The San Juan Daily Star
Deadline arrives for PREPA creditors to say if they will intervene in board’s bondholder security
By The Star Staff
As of today, the Puerto Rico Electric Power Authority’s (PREPA) creditor groups are to inform the Title III court whether they will intervene in the Financial Oversight and Management Board’s challenge of the bondholders’ security guarantee.
After the oversight board walked out of mediation to negotiate PREPA’s $9 billion debt last month, the board asked the court for litigation of specific gating issues. In response to one of those requests, the Title III Court declared that the security interest of PREPA’s bondholders is limited to funds deposited in a “sinking fund” and that no security interest has been created. The bondholders are claiming about $8 billion in payment.
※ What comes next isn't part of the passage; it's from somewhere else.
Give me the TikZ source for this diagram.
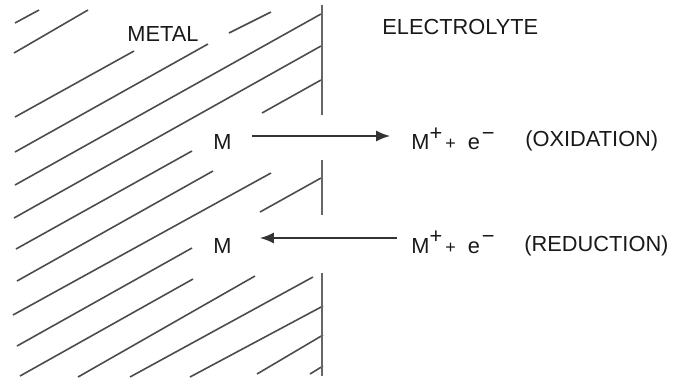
\documentclass[tikz,border=0pt]{standalone}
\usepackage{fontspec}
\setmainfont{Liberation Sans}
\usepackage{tikz}
\usetikzlibrary{arrows.meta,positioning}

% M+ + e-
\newcommand{\ionpar}{M\raisebox{0.42em}{+}\hspace{1.5pt}{\small +}\hspace{6pt}e\raisebox{0.42em}{\hspace{1pt}−}}

\begin{document}
\begin{tikzpicture}[x=0.5pt, y=-0.5pt]

    % Estilos
    \tikzstyle{rotulo}=[inner sep=0pt, text=black!90, font=\fontsize{10.9}{12}\selectfont]
    \tikzstyle{rayado}=[draw=black!70, line width=0.8pt]
    \tikzstyle{pared}=[draw=black!60, line width=0.8pt]
    \tikzstyle{flecha}=[draw=black!80, line width=0.7pt, -{Latex[length=7pt,width=5.5pt]}]

    \useasboundingbox (0,0) rectangle (675,382);

    % Rayado del metal
    \foreach \xa/\ya/\xb/\yb in {15/23/39/10, 14/53/88/10, 15/117/134/51,
        15/152/208/44, 229/33/271/12, 15/185/321/14, 14/218/321/46,
        16/249/192/151, 262/113/321/80, 17/281/213/171, 13/315/271/173,
        17/346/192/248, 260/212/321/178, 20/376/193/279, 78/377/255/276,
        130/377/313/277, 190/377/323/306, 257/374/323/335, 310/374/323/366}
        \draw[rayado] (\xa,\ya) -- (\xb,\yb);

    % Interfase metal / electrolito
    \draw[pared] (322,5) -- (322,115);
    \draw[pared] (322,160) -- (322,215);
    \draw[pared] (322,273) -- (322,376);

    % Rotulos
    \node[rotulo, anchor=base west] (metal) at (127,41) {METAL};
    \node[rotulo, anchor=base west] (elec) at (382,34) {ELECTROLYTE};

    \node[rotulo, anchor=base west] (Msup) at (213,149.5) {M};
    \node[rotulo, anchor=base west] (Psup) at (411,149.5) {\ionpar};
    \node[rotulo, anchor=base west] (oxi) at (525,146) {(OXIDATION)};

    \node[rotulo, anchor=base west] (Minf) at (213,253) {M};
    \node[rotulo, anchor=base west] (Pinf) at (411,253) {\ionpar};
    \node[rotulo, anchor=base west] (red) at (524,251) {(REDUCTION)};

    % Reacciones
    \draw[flecha, shorten <=10pt, shorten >=10.5pt]
        ([yshift=6.75pt]Msup.base east) -- ([yshift=6.75pt]Psup.base west);
    \draw[flecha, shorten <=7pt, shorten >=14pt]
        ([yshift=7.5pt]Pinf.base west) -- ([yshift=7.5pt]Minf.base east);

\end{tikzpicture}
\end{document}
Another litigation also asked the court to determine if certain creditors, such as retirees and fuel line lenders, should be paid first. The court had stayed both litigations since 2019.
Lawyer Rolando Emmanuelli said in a radio interview that the Electrical Industry and Irrigation Workers Union and the PREPA Retirement System will be intervening in the case.
Last week, in a decision Emmanuelli described as “a monster with three heads,” U.S. District Court Judge Laura Taylor Swain, who is presiding over Puerto Rico’s Title III bankruptcy cases, including that of PREPA, ordered litigation of the gating issues and mediation. She also asked the oversight board to submit a plan support agreement by Dec. 1.
“This is a monster with three heads: litigation, mediation, and debt adjustment plan, and not just any debt adjustment plan; it has to be one with different options depending on the result of the litigation,” Emmanuelli said. “It is not a real plan with a real scenario. If the litigation has not been completed and the mediation has not ended, the debt adjustment plan is very uncertain.”
The litigation, Emmanuelli noted, will be resolved using documents or without a hearing. He said that if the judge decides that the bondholders have an unsecured credit, the oversight board does not have to pay them anything.
In that regard, Emmanuelli questioned a proposal by the board to the bondholders to cut the debt by 30%.
“They also had proposed a connection charge for all clients of 23 cents per kilowatt-hour subject to the cost of living for 50 years,” he said. “Meanwhile, the bondholders were asking for the repeal of subsidies.”
Regarding the mediation, the oversight board asked the court to ratify Willkie Farr & Gallagher LLP as special advisers to the lead mediator.
PREPA filed for bankruptcy in 2017 to restructure some $9 billion in debt.